Performance Analysis vs. Capacity Planning

This question came up in a (members only) Linkedin discussion group:
Often found a misconception about these terms. I'm sure this must be written in a book, but for informal discussions is always preferable to cite sources from standardization institutes or IT industry referents.

Thanks in advance
Gian Piero

Here's how I answered it.
This is a very good question that few people ever ask, let alone try to answer correctly.

Don't quote me on this but, I view it as the difference between how long vs. how much. ;) Yes, that's intended to be somewhat ambiguous, because performance management and capacity management are rather ambiguous concepts, in that there's considerable overlap between them.

Most people who proffer an answer will tend to incorporate a lot of details that reflect their own history with the subject. In my classes, I try to boil it down to fundamentals that can then be elaborated on with the specifics related to your particular context.
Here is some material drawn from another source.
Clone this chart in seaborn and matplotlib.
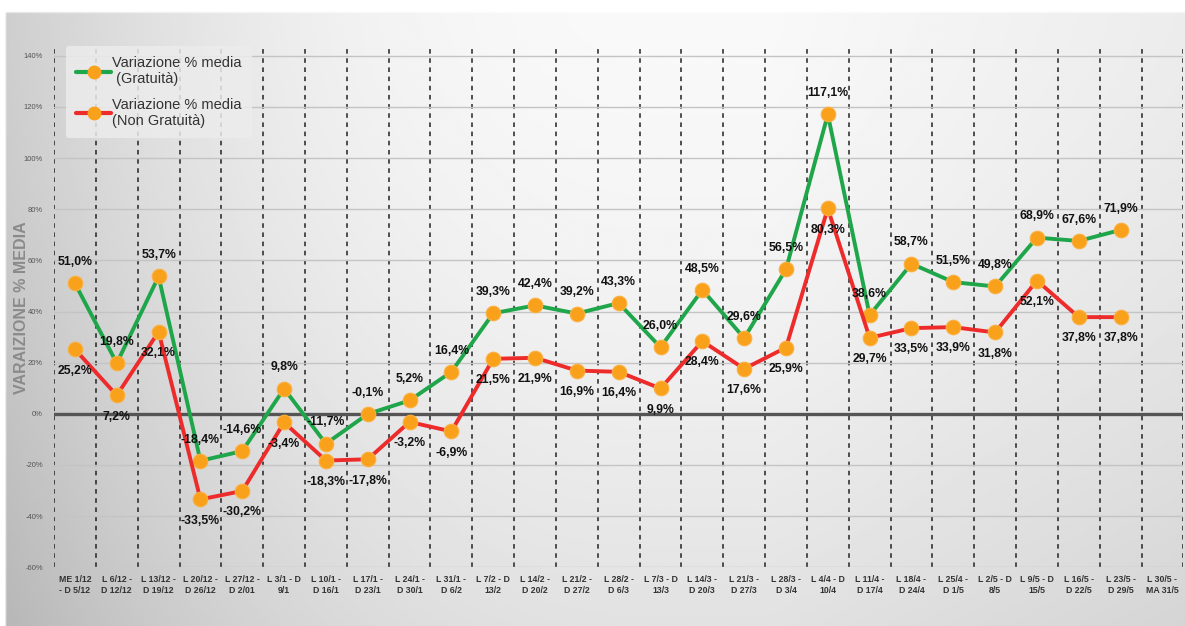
import numpy as np
import pandas as pd
import seaborn as sns
import matplotlib.pyplot as plt
from matplotlib.ticker import FixedLocator, FuncFormatter
from matplotlib.lines import Line2D

# Settimane (categorie asse x)
settimane = [
    "ME 1/12\n- D 5/12", "L 6/12 -\nD 12/12", "L 13/12 -\nD 19/12", "L 20/12 -\nD 26/12",
    "L 27/12 -\nD 2/01", "L 3/1 - D\n9/1", "L 10/1 -\nD 16/1", "L 17/1 -\nD 23/1",
    "L 24/1 -\nD 30/1", "L 31/1 -\nD 6/2", "L 7/2 - D\n13/2", "L 14/2 -\nD 20/2",
    "L 21/2 -\nD 27/2", "L 28/2 -\nD 6/3", "L 7/3 - D\n13/3", "L 14/3 -\nD 20/3",
    "L 21/3 -\nD 27/3", "L 28/3 -\nD 3/4", "L 4/4 - D\n10/4", "L 11/4 -\nD 17/4",
    "L 18/4 -\nD 24/4", "L 25/4 -\nD 1/5", "L 2/5 - D\n8/5", "L 9/5 - D\n15/5",
    "L 16/5 -\nD 22/5", "L 23/5 -\nD 29/5", "L 30/5 -\nMA 31/5",
]

# Variazione % media
gratuita = [51.0, 19.8, 53.7, -18.4, -14.6, 9.8, -11.7, -0.1, 5.2, 16.4, 39.3, 42.4, 39.2,
            43.3, 26.0, 48.5, 29.6, 56.5, 117.1, 38.6, 58.7, 51.5, 49.8, 68.9, 67.6, 71.9]
non_gratuita = [25.2, 7.2, 32.1, -33.5, -30.2, -3.4, -18.3, -17.8, -3.2, -6.9, 21.5, 21.9, 16.9,
                16.4, 9.9, 28.4, 17.6, 25.9, 80.3, 29.7, 33.5, 33.9, 31.8, 52.1, 37.8, 37.8]

serie = ["Variazione % media\n (Gratuità)", "Variazione % media\n(Non Gratuità)"]

df = pd.concat([
    pd.DataFrame({"pos": range(len(gratuita)), "valore": gratuita, "serie": serie[0]}),
    pd.DataFrame({"pos": range(len(non_gratuita)), "valore": non_gratuita, "serie": serie[1]}),
])

verde = "#1fa64a"
rosso = "#ee2b2b"
arancio = "#f9a11b"

sns.set_style("white")
plt.rcParams["font.family"] = ["Liberation Sans", "DejaVu Sans"]

fig = plt.figure(figsize=(11.85, 6.26), dpi=100)

# sfondo sfumato
bg = fig.add_axes([0, 0, 1, 1], zorder=-10)
gx, gy = np.meshgrid(np.linspace(0, 1, 400), np.linspace(1, 0, 200))
v = 0.975 - 0.17 * np.clip((0.55 - gx) / 0.55, 0, 1) ** 2.2 - 0.05 * np.clip((gx - 0.65) / 0.35, 0, 1) \
    - 0.09 * (1 - gy) ** 1.6
v[gy > 0.982] = 1.0
v[:, :2] = 1.0
bg.imshow(v, cmap="gray", vmin=0, vmax=1, aspect="auto", extent=[0, 1, 0, 1])
bg.axis("off")

ax = fig.add_axes([0.0456, 0.094, 0.953, 0.829])
ax.set_facecolor("none")

sns.lineplot(data=df, x="pos", y="valore", hue="serie", palette=[verde, rosso],
             linewidth=2.8, marker="o", markersize=10.5, markerfacecolor=arancio,
             markeredgecolor="#fbb040", markeredgewidth=0.8, ax=ax, legend=False, zorder=5)

ax.set_xlim(-0.5, len(settimane) - 0.5)
ax.set_ylim(-60, 143)

# griglia
ax.xaxis.set_major_locator(FixedLocator(range(len(settimane))))
ax.set_xticklabels(settimane)
ax.xaxis.set_minor_locator(FixedLocator(np.arange(-0.5, len(settimane), 1)))
ax.set_yticks(np.arange(-60, 141, 20))
ax.yaxis.set_major_formatter(FuncFormatter(lambda y, _: f"{int(y)}%"))
ax.grid(which="major", axis="y", color="#c4c4c4", linewidth=1)
ax.grid(which="minor", axis="x", color="#222222", linestyle=(0, (3, 3)), linewidth=1.1)
ax.axhline(0, color="#555555", linewidth=2.4, zorder=3)
ax.tick_params(axis="x", which="both", length=0, labelsize=6.3, labelcolor="#333333", pad=6)
ax.tick_params(axis="y", length=0, labelsize=5.5, labelcolor="#555555", pad=8)
for lab in ax.get_xticklabels():
    lab.set_fontweight("bold")
for s in ax.spines.values():
    s.set_visible(False)

ax.set_xlabel("")
ax.set_ylabel("VARAIZIONE % MEDIA", fontsize=11.5, fontweight="bold", color="#8a8a8a")
ax.yaxis.set_label_coords(-0.022, 0.5)

# etichette dei valori
for i, val in enumerate(gratuita):
    ax.annotate(f"{val:.1f}%".replace(".", ","), (i, val), xytext=(0, 11), textcoords="offset points",
                ha="center", va="bottom", fontsize=8.8, fontweight="bold", color="#111111", zorder=6)
for i, val in enumerate(non_gratuita):
    ax.annotate(f"{val:.1f}%".replace(".", ","), (i, val), xytext=(0, -11), textcoords="offset points",
                ha="center", va="top", fontsize=8.8, fontweight="bold", color="#111111", zorder=6)

handles = [
    Line2D([], [], color=verde, lw=3, marker="o", markersize=9, markerfacecolor=arancio, markeredgecolor=arancio),
    Line2D([], [], color=rosso, lw=3, marker="o", markersize=9, markerfacecolor=arancio, markeredgecolor=arancio),
]
leg = ax.legend(handles, serie, loc="upper left", bbox_to_anchor=(0.008, 1.01), fontsize=10.5,
                frameon=True, facecolor="#ececec", edgecolor="none", framealpha=0.85,
                handlelength=2.4, handletextpad=0.05, labelspacing=0.8, borderpad=0.7,
                borderaxespad=0.2)
for t in leg.get_texts():
    t.set_color("#333333")

fig.savefig("out.png", dpi=100)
  1. Performance analysis or performance management is fundamentally about time: how long does it take? (BTW, thruput is just an inverse-time metric.)
  2. Capacity planning or capacity management is fundamentally about size: how much resource is needed?
To make things a little more concrete, consider a freeway. The number of lanes (and length between ramps) represents capacity (bandwidth). The unstated assumption is that the freeway has enough capacity to allow the traffic to travel in the shortest time or near the speed limit (throughput), i.e., maximal performance. Of course, in California we know all about that ruse. At peak traffic hours the freeway often approximates a parking lot.

The point is that performance and capacity are intimately related: how much resource is available to achieve a specified performance goal or service level at a given load (like traffic)? The reason we consider any distinction at all is mostly one of perspective.

  • If you're coming at it from a capacity management standpoint, you're usually assessing/measuring capacity under a set of assumptions about performance (current or projected).

  • If you're coming at it from a performance management standpoint, you're assessing/measuring performance under a set of assumptions about capacity.
The other important point to stress is that the relationship between capacity and performance metrics is generally nonlinear, e.g., the relationship between response time and resource utilization (an oft used proxy for size) is nonlinear—although it can look linear at low loads. That's what makes the subject both interesting and difficult. And, as I say in the epigram to the 1st edition of my Perl::PDQ book: Common sense is the pitfall of all performance analysis.

To go back to the freeway example, the usual "solution" to the parking-lot effect is to simply add more capacity, in the form of more freeways, which we already know doesn't work because adding more freeways just creates more cars! Another unintuitive relationship. Mainframers call this unexpected capacity consumption latent demand.

Beyond that, it's all about trade-offs; including meeting budgetary constraints and so forth.

Doctor Gunther, it's hard not to quote your opinion if we consider that your book: Guerrilla Capacity Planing was one of the first that I read as an introduction to the topic of IT capacity planning.

I appreciate your clear explanation.